De ce bouillon de culture sont sortis l’art moderne et le livre d’aujourd’hui, produit dont le texte n’est plus le seul ressort, où la mise en page, la typographie et l’image ont trouvé leur espace et prouvé leur importance dans le message, adressé à une audience élargie et contradictoire. La « minutie géométrique du livre » selon Mallarmé, fait que le sens devient sa forme, ouvrant la porte à toutes les théories « médiologiques », comme le rappelle Louise Merzeau dans Médium (no 5, 2005). Le livre d’Anna S. Arnar déroule dans le détail l’écheveau de cette histoire combinée que traduit une nouvelle forme du livre, œuvre visuelle plus que textuelle, fragmentée et largement intuitive, dans lequel Mallarmé voyait le modèle de la nouvelle société et d’une démocratie intellectuelle.

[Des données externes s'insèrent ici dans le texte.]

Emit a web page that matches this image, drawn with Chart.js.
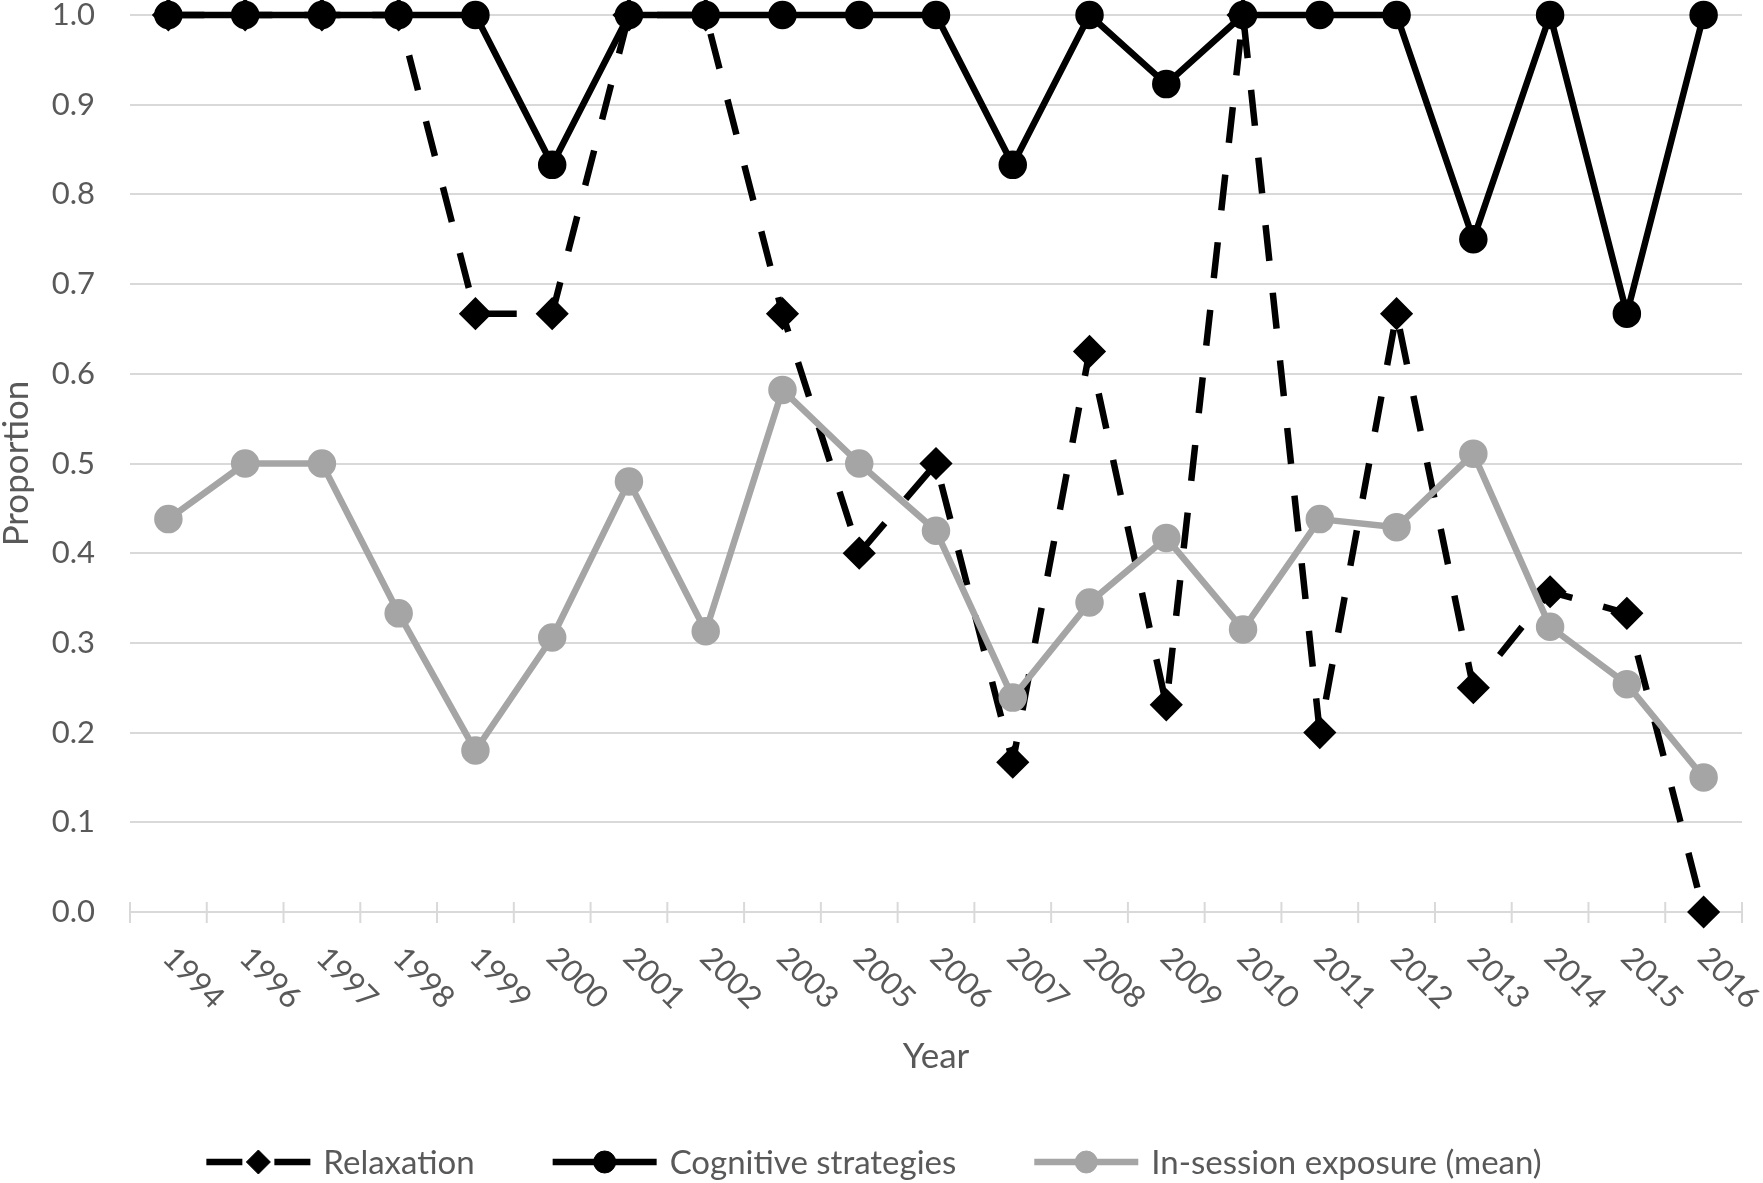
<!DOCTYPE html>
<html>
<head>
<meta charset="utf-8">
<script src="https://cdn.jsdelivr.net/npm/chart.js@4.4.1/dist/chart.umd.min.js"></script>
<style>
  html, body { margin: 0; padding: 0; background: #fff; }
  #wrap { width: 1763px; height: 1183px; position: relative; }
</style>
</head>
<body>
<div id="wrap"><canvas id="chart"></canvas></div>
<script>
// Data
const years = ['1994', '1996', '1997', '1998', '1999', '2000', '2001', '2002', '2003', '2005', '2006',
  '2007', '2008', '2009', '2010', '2011', '2012', '2013', '2014', '2015', '2016'];
const relaxation = [1, 1, 1, 1, 0.667, 0.667, 1, 1, 0.667, 0.4, 0.5,
  0.167, 0.625, 0.231, 1, 0.2, 0.667, 0.25, 0.357, 0.333, 0];
const cognitive = [1, 1, 1, 1, 1, 0.833, 1, 1, 1, 1, 1,
  0.833, 1, 0.923, 1, 1, 1, 0.75, 1, 0.667, 1];
const exposure = [0.438, 0.5, 0.5, 0.333, 0.18, 0.306, 0.48, 0.313, 0.582, 0.5, 0.425,
  0.239, 0.345, 0.417, 0.315, 0.438, 0.429, 0.511, 0.318, 0.254, 0.15];
const yMin = 0, yMax = 1, yStep = 0.1;

const FONT = 'Lato, "Open Sans", sans-serif';
const TEXT = '#595959';
const GRID = '#d9d9d9';
const TICK_FS = 31;
const TITLE_FS = 35;
const LEGEND_FS = 33;

// Excel style extras: crossing tick marks, slanted year labels, axis title, legend
const excelExtras = {
  id: 'excelExtras',
  beforeDatasetsDraw(chart) {
    const ctx = chart.ctx, xs = chart.scales.x, area = chart.chartArea;
    ctx.save();
    ctx.strokeStyle = GRID;
    ctx.lineWidth = 2;
    for (let i = 0; i <= years.length; i++) {
      let px;
      if (i === 0) px = area.left;
      else if (i === years.length) px = area.right;
      else px = (xs.getPixelForValue(i - 1) + xs.getPixelForValue(i)) / 2;
      ctx.beginPath();
      ctx.moveTo(px, area.bottom - 10);
      ctx.lineTo(px, area.bottom + 11);
      ctx.stroke();
    }
    ctx.restore();
  },
  afterDraw(chart) {
    const ctx = chart.ctx, xs = chart.scales.x, area = chart.chartArea;
    ctx.save();
    ctx.fillStyle = TEXT;
    ctx.textAlign = 'center';
    ctx.textBaseline = 'middle';

    // year labels, turned 45 degrees clockwise
    ctx.font = TICK_FS + 'px ' + FONT;
    years.forEach(function (yr, i) {
      const px = xs.getPixelForValue(i);
      ctx.save();
      ctx.translate(px + 25, area.bottom + 66);
      ctx.rotate(Math.PI / 4);
      ctx.fillText(yr, 0, 0);
      ctx.restore();
    });

    // x axis title
    ctx.font = TITLE_FS + 'px ' + FONT;
    ctx.fillText('Year', (area.left + area.right) / 2, 1057);

    // legend
    ctx.font = LEGEND_FS + 'px ' + FONT;
    const lineLen = 104, textGap = 13, itemGap = 78, ly = 1162;
    const sets = chart.data.datasets;
    let total = 0;
    sets.forEach(function (ds, i) {
      total += lineLen + textGap + ctx.measureText(ds.label).width;
      if (i < sets.length - 1) total += itemGap;
    });
    let lx = 874 - total / 2;
    ctx.textAlign = 'left';
    sets.forEach(function (ds) {
      ctx.save();
      ctx.strokeStyle = ds.borderColor;
      ctx.lineWidth = ds.borderWidth;
      ctx.setLineDash(ds.borderDash || []);
      ctx.beginPath();
      ctx.moveTo(lx, ly);
      ctx.lineTo(lx + lineLen, ly);
      ctx.stroke();
      ctx.setLineDash([]);
      ctx.fillStyle = ds.pointBackgroundColor;
      ctx.strokeStyle = ds.pointBorderColor;
      ctx.lineWidth = 1;
      Chart.helpers.drawPoint(ctx, {
        pointStyle: ds.pointStyle, radius: ds.pointRadius, rotation: 0, borderWidth: 1
      }, lx + lineLen / 2, ly);
      ctx.restore();
      ctx.fillText(ds.label, lx + lineLen + textGap, ly + 1);
      lx += lineLen + textGap + ctx.measureText(ds.label).width + itemGap;
    });
    ctx.restore();
  }
};

new Chart(document.getElementById('chart'), {
  type: 'line',
  data: {
    labels: years,
    datasets: [
      {
        label: 'Relaxation',
        data: relaxation,
        borderColor: '#000000',
        borderWidth: 6.5,
        borderDash: [36, 32],
        borderCapStyle: 'butt',
        borderJoinStyle: 'round',
        pointStyle: 'rectRot',
        pointRadius: 12,
        pointBackgroundColor: '#000000',
        pointBorderColor: '#000000',
        tension: 0,
        clip: false,
        order: 3
      },
      {
        label: 'Cognitive strategies',
        data: cognitive,
        borderColor: '#000000',
        borderWidth: 6.5,
        borderJoinStyle: 'round',
        pointStyle: 'circle',
        pointRadius: 11,
        pointBackgroundColor: '#000000',
        pointBorderColor: '#000000',
        tension: 0,
        clip: false,
        order: 2
      },
      {
        label: 'In-session exposure (mean)',
        data: exposure,
        borderColor: '#a5a5a5',
        borderWidth: 6.5,
        borderJoinStyle: 'round',
        pointStyle: 'circle',
        pointRadius: 11,
        pointBackgroundColor: '#a5a5a5',
        pointBorderColor: '#a5a5a5',
        tension: 0,
        clip: false,
        order: 1
      }
    ]
  },
  options: {
    responsive: true,
    maintainAspectRatio: false,
    animation: false,
    layout: { autoPadding: false, padding: { top: 15, right: 21, left: 0, bottom: 0 } },
    plugins: {
      legend: { display: false },
      tooltip: { enabled: false }
    },
    scales: {
      x: {
        type: 'category',
        offset: true,
        grid: { display: false },
        border: { display: false },
        ticks: { display: false },
        afterFit: function (scale) { scale.height = 271; }
      },
      y: {
        min: yMin,
        max: yMax,
        grid: { color: GRID, lineWidth: 2, drawTicks: false },
        border: { display: false },
        ticks: {
          stepSize: yStep,
          padding: 35,
          color: TEXT,
          font: { family: FONT, size: TICK_FS, lineHeight: 0.9 },
          callback: function (v) { return v.toFixed(1); }
        },
        title: {
          display: true,
          text: 'Proportion',
          color: TEXT,
          padding: 0,
          font: { family: FONT, size: TITLE_FS, lineHeight: 0.95 }
        },
        afterFit: function (scale) {
          // keep the label gap from pushing the plot area down
          scale.width = 130;
          scale.paddingTop = 14;
          scale.paddingBottom = 14;
        }
      }
    }
  },
  plugins: [excelExtras]
});
</script>
</body>
</html>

Dans ce livre très dense on trouvera donc, en assistant en cours de route à la naissance du livre d’artiste et de l’estampe originale, à la fois une histoire de l’édition, une histoire de l’art et une histoire sociale. La conflagration entre l’art élitiste et l’art de masse fonctionne depuis comme un moteur à explosion. Mallarmé en a allumé la mèche et Anna S. Arnar démonté le processus sur l’ensemble du siècle qui a suivi. Son dernier chapitre concerne The Afterlife of the book, où s’actualisent tous les ingrédients que Mallarmé avait introduits dans sa réflexion. On comprend aujourd’hui pourquoi le livre n’est pas une survivance d’un temps révolu mais l’instrument d’une pensée qui n’a pas cessé d’être moderne. L’ouvrage est pourvu d’un appareil critique considérable, d’une bibliographie qui, bien que sélective, occupe douze pages serrées, et d’un index aussi copieux.